The Vatican judgment about the quality of discipleship of American religious women echoed by Archbishop Sartain implicitly judges as outside the communion of the church and faith in Jesus as Lord communities of religious women who have, in the view of many lay members of the Catholic church, been faithful in exemplary ways to their charisms and have set an example for the whole church--including the men ruling it--through their fidelity.  

Leading many of us to conclude that the lived fidelity of religious women to Jesus as Lord, to the gospels, and to the charisms of their communities, is essentially and ironically the very thing that is proving problematic for the men now ruling the church.  Many of us lay Catholics are concluding that the fidelity of American nuns to Jesus as Lord and their lived practice of faith rooted in the gospels call into question the fidelity and lived faith of the men ruling the church, who claim unilateral ownership of Jesus and of the definition of Catholicity.

And the men called into question don't like having the quality of their faith and discipleship, and their claim to own Jesus, called into question in this way.  Not one little bit.  They don't intend to let it continue, and if the price of shielding themselves and their claim to unilateral and unique ownership of Jesus from critique is a broadside attack on the vast majority of faithful American Catholic religious women, they don't consider that price too high to pay.

Not when their power and authority are in question.

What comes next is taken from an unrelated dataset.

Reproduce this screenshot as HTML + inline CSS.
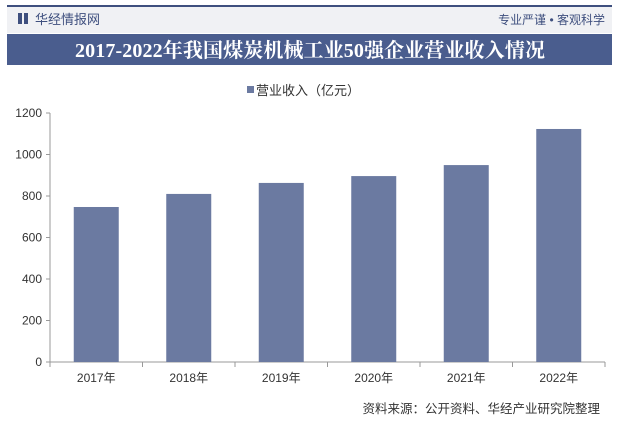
<!DOCTYPE html>
<html><head><meta charset="utf-8"><style>
body{margin:0;width:619px;height:432px;background:#fff;overflow:hidden;font-family:"Liberation Sans","Noto Sans CJK SC",sans-serif;}
</style></head><body>
<svg width="619" height="432" xmlns="http://www.w3.org/2000/svg">
<rect x="7" y="5" width="605" height="2" fill="#3e4f7e"/>
<rect x="7" y="7" width="605" height="26" fill="#f0f1f4"/>
<rect x="18" y="13" width="4" height="11" fill="#3e4f7e"/><rect x="24" y="13" width="4" height="11" fill="#3e4f7e"/>
<text x="35" y="24" font-size="13" fill="#3e4f7e">华经情报网</text>
<text x="605" y="24" font-size="12" fill="#3e4f7e" text-anchor="end">专业严谨 • 客观科学</text>
<rect x="7" y="34" width="605" height="31" fill="#4a5d8e"/>
<text x="310" y="57" font-size="20" font-weight="bold" fill="#fff" text-anchor="middle" textLength="470" font-family="'Liberation Serif','Noto Serif CJK SC',serif">2017-2022年我国煤炭机械工业50强企业营业收入情况</text>
<rect x="247" y="86" width="7" height="7" fill="#6b7aa1"/>
<text x="256" y="95" font-size="13" fill="#333">营业收入（亿元）</text>
<g id="axes"></g><g id="bars"></g>
<text x="600" y="413" font-size="12.5" fill="#333" text-anchor="end">资料来源：公开资料、华经产业研究院整理</text>
</svg>
<script>
const categories=["2017年","2018年","2019年","2020年","2021年","2022年"];
const values=[747,810,863,896,949,1123];
const yTicks=[0,200,400,600,800,1000,1200];
const NS="http://www.w3.org/2000/svg";
const x0=50,x1=605,yb=362,yt=113,ymax=1200;
const y=v=>yb-(v/ymax)*(yb-yt);
const bw=(x1-x0)/categories.length;
const ax=document.getElementById('axes'),bg=document.getElementById('bars');
function mk(t,a,p){const e=document.createElementNS(NS,t);for(const k in a)e.setAttribute(k,a[k]);p.appendChild(e);return e;}
let l=mk('line',{x1:x0,y1:yt,x2:x0,y2:yb,stroke:'#999'},ax);


l=mk('line',{x1:x0,y1:yb,x2:x1,y2:yb,stroke:'#999'},ax);


yTicks.forEach(v=>{
 mk('line',{x1:x0-4,y1:y(v),x2:x0,y2:y(v),stroke:'#999'},ax);
 const t=mk('text',{x:x0-8,y:y(v)+4,'font-size':12,fill:'#333','text-anchor':'end'},ax);t.textContent=v;
 
 
});
for(let i=0;i<=categories.length;i++)mk('line',{x1:x0+i*bw,y1:yb,x2:x0+i*bw,y2:yb+5,stroke:'#999'},ax);
categories.forEach((c,i)=>{
 const cx=x0+bw*(i+0.5);
 const r=mk('rect',{x:cx-22.5,y:y(values[i]),width:45,height:yb-y(values[i]),fill:'#6b7aa1'},bg);
 
 
 const t=mk('text',{x:cx,y:yb+20,'font-size':12,fill:'#333','text-anchor':'middle'},ax);t.textContent=c;
 
 
});
</script>
</body></html>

Addendum, 6 June 2012: Readers, please note that the comment by Selfowned Cat / Steven Faludi below, which links to a blog posting by Thomas McDonald, contains serious disinformation about the Leadership Conference of Women Religious and its history.  For my response to that disinformation and my request that Mr. Faludi retract it, see the thread below.  As my response below states, I am appending this statement to this posting because I do not want readers misled by seriously erroneous information about a group of faithful religious women who do not deserve calumny and slander as their reward for years of sacrificial service to the Catholic church.